--- Begin Extracted data ---
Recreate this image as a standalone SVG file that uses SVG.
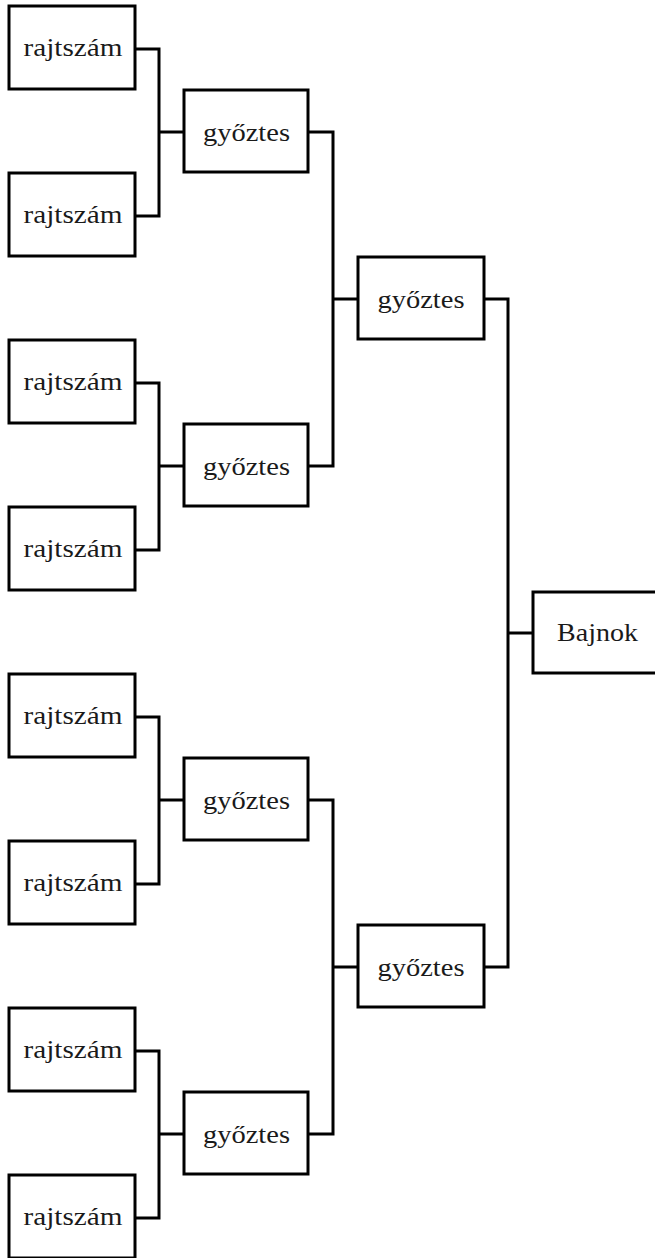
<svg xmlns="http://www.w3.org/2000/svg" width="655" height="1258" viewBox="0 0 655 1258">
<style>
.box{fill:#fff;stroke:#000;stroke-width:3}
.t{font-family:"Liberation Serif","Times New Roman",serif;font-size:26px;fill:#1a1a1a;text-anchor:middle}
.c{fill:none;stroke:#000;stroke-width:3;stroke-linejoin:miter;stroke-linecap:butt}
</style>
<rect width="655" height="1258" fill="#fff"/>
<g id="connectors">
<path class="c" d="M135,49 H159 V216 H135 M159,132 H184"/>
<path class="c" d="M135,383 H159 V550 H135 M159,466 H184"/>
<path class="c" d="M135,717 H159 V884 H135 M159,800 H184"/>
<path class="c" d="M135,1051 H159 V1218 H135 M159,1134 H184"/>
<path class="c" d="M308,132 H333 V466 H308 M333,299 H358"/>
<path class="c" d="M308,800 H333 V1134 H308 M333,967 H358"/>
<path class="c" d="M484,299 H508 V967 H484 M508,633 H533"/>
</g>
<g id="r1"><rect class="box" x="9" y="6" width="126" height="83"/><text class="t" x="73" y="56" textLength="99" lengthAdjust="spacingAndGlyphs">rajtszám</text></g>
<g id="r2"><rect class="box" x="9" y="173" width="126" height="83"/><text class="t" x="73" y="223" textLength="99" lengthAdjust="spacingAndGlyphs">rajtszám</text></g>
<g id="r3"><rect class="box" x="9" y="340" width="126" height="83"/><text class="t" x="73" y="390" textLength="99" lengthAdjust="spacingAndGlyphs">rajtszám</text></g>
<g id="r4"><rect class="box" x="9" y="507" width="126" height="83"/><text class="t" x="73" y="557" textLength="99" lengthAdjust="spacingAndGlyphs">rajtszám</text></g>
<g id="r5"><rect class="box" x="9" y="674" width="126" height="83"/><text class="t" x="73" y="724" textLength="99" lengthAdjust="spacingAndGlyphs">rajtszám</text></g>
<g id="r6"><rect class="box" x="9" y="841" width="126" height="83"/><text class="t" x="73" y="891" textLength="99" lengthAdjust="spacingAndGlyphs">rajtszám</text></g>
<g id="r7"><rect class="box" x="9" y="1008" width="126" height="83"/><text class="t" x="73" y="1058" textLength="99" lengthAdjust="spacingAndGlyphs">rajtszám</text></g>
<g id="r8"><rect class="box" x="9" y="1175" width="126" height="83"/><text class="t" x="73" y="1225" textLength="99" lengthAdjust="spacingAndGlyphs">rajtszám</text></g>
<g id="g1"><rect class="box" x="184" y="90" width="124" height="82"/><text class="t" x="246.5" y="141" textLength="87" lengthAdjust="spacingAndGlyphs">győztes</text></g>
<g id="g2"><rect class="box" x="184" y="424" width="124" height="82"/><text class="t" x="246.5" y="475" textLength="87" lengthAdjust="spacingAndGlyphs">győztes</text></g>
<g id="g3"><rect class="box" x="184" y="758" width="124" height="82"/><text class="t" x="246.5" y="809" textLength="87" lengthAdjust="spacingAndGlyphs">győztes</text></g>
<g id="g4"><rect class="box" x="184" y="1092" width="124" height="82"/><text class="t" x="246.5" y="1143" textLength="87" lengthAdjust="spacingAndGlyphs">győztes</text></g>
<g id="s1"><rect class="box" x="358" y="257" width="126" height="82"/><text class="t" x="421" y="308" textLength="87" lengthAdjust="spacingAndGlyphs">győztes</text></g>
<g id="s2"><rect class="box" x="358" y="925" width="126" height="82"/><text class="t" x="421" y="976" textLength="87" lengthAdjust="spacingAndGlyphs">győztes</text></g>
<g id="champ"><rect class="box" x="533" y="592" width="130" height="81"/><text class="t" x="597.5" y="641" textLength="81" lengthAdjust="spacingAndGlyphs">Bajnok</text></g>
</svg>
--- End Extracted data ---
--- Begin Extracted data ---
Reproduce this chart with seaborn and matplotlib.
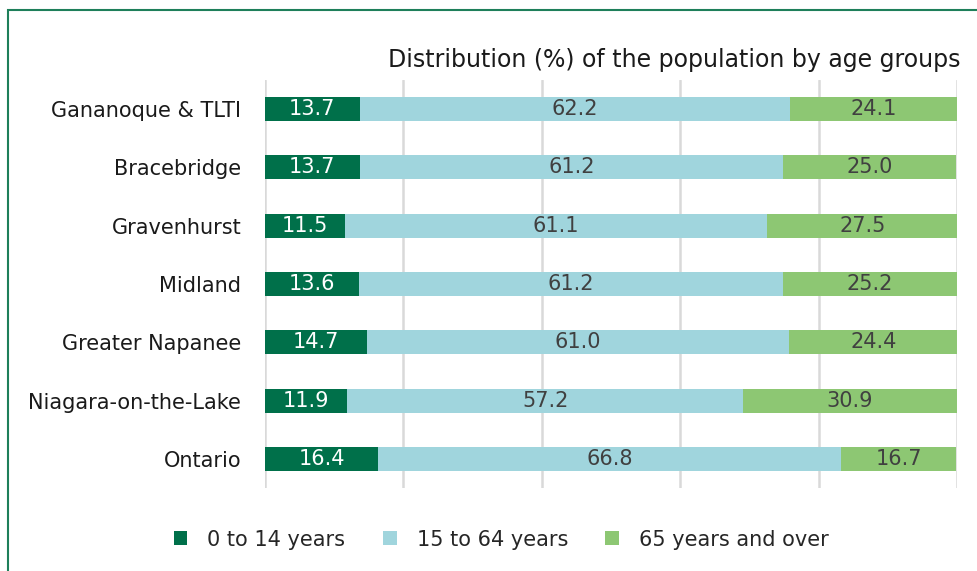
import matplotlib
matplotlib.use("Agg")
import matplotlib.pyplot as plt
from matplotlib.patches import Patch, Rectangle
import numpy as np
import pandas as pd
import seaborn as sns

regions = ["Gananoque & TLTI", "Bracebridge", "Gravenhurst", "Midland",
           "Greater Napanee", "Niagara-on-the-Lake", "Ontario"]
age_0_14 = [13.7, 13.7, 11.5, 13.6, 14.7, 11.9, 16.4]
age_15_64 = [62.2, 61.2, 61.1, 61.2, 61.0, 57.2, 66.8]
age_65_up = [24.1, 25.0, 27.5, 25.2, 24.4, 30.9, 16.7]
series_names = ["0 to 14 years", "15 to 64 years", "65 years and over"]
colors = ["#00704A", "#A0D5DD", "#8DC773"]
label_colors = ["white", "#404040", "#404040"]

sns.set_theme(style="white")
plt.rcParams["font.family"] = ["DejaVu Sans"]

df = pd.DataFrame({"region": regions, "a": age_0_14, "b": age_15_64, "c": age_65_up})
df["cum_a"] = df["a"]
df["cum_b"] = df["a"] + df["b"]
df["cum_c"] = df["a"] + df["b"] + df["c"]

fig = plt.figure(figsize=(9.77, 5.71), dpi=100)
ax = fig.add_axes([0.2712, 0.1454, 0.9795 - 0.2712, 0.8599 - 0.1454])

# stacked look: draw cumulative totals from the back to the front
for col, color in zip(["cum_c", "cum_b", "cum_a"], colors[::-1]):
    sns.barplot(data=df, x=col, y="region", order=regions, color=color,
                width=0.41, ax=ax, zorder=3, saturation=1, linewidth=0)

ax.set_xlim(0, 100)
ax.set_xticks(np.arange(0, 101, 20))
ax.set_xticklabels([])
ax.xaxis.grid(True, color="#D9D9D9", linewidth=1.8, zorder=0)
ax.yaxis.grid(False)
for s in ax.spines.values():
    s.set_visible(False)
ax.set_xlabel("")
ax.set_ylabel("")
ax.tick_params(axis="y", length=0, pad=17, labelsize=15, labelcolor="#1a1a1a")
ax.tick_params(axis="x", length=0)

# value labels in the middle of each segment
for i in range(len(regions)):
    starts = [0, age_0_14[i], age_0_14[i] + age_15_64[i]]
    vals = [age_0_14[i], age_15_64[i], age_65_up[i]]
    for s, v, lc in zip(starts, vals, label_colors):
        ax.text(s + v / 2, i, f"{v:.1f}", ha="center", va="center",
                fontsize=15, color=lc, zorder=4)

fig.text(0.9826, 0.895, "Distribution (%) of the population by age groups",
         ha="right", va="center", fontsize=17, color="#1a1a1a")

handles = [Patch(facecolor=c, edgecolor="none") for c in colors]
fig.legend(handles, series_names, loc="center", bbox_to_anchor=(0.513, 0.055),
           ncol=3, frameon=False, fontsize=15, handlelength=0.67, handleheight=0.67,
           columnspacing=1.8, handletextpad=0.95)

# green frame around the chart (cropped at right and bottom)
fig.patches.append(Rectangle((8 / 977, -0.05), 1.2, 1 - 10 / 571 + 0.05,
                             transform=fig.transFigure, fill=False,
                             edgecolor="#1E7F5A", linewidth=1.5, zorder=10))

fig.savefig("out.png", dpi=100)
--- End Extracted data ---
* **Exercise objective**
Provide the count, and nothing else, of lines in the data above where the word "matplotlib" occurs.

* **Solved exercise**
5